Dans ce généreux voyage, Baru mélange avec adresse la fiction, l’Histoire et la réalité «arrangée», terme alambiqué pour dire que la mémoire a ses failles et que les souvenirs sont parfois capricieux. Trois mondes que l’auteur distingue en usant tantôt de la couleur, tantôt du lavis de gris, mais aussi de simples traits noirs quand il se met en scène dans un étonnant exercice autobiographique (et donne notamment au lecteur la recette familiale des cappellettes au bouillon !).
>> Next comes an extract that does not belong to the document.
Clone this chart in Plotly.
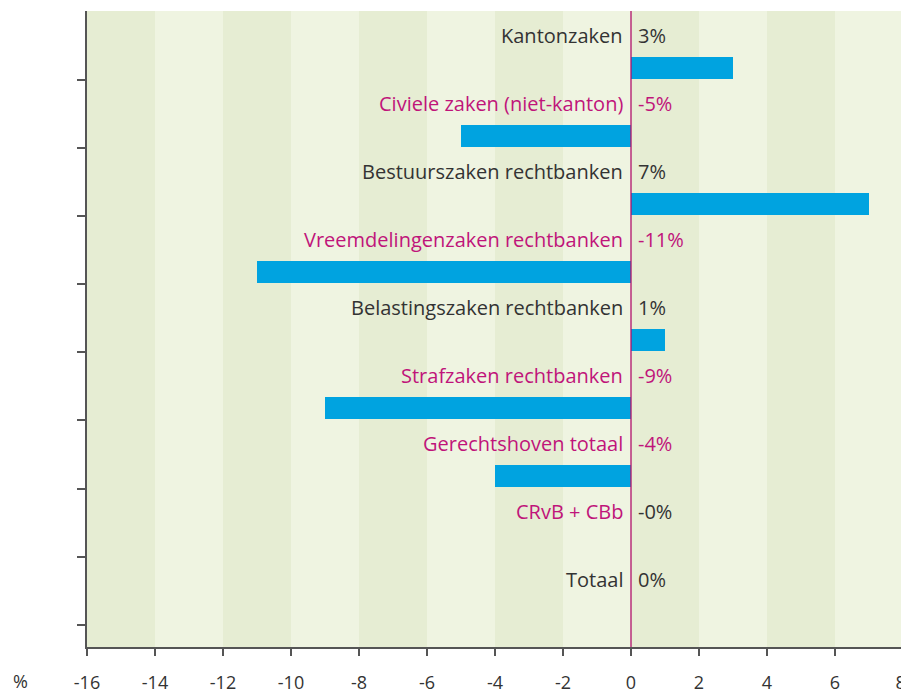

Chose encore plus rare chez lui, dans ce volet «Uno», Baru insère de véritables documents, ceux concernant la demande de naturalisation de son père, Terzilio Barulea, en 1936, sur lesquels est notamment écrit «aucune tare connue»… À cela s’ajoutent de nombreuses annotations, qui lui permettent de s’étendre sur certains sujets comme celui, sensible, des origines de l’hymne Bella ciao. Serait-elle vraiment la chanson des partisans ? Ou plutôt une autre, ensuite détournée, chantée à la fin du XIXe siècle par les saisonnières des rizières des plaines du Pô et de Vénétie ? Aurait-elle même emprunté sa mélodie à un air klezmer?… Oui, avec le temps, l’Histoire peut être joueuse. Autant alors, comme l’a fait Baru, l’accompagner dans ses étourderies avec bienveillance et cœur. L’empreinte (et la transmission) en sera d’autant plus sensible.
Grégory Cimatti
Teodoro Martini, le narrateur, reconstruit son histoire familiale au gré des fluctuations de sa mémoire, en convoquant le souvenir de la trentaine de personnes qui se trouvaient, quarante ans plus tôt, au repas de sa communion.
Le récit se développe comme la mémoire de Teodoro, tout en discontinuité chronologique. Il y est question d’un massacre à Aigues-Mortes en 1893, de la résistance aux nazis, du retour au pays, de Mussolini, de Claudio Villa, de Maurice Thorez, des soupes populaires et de la mort des hauts-fourneaux.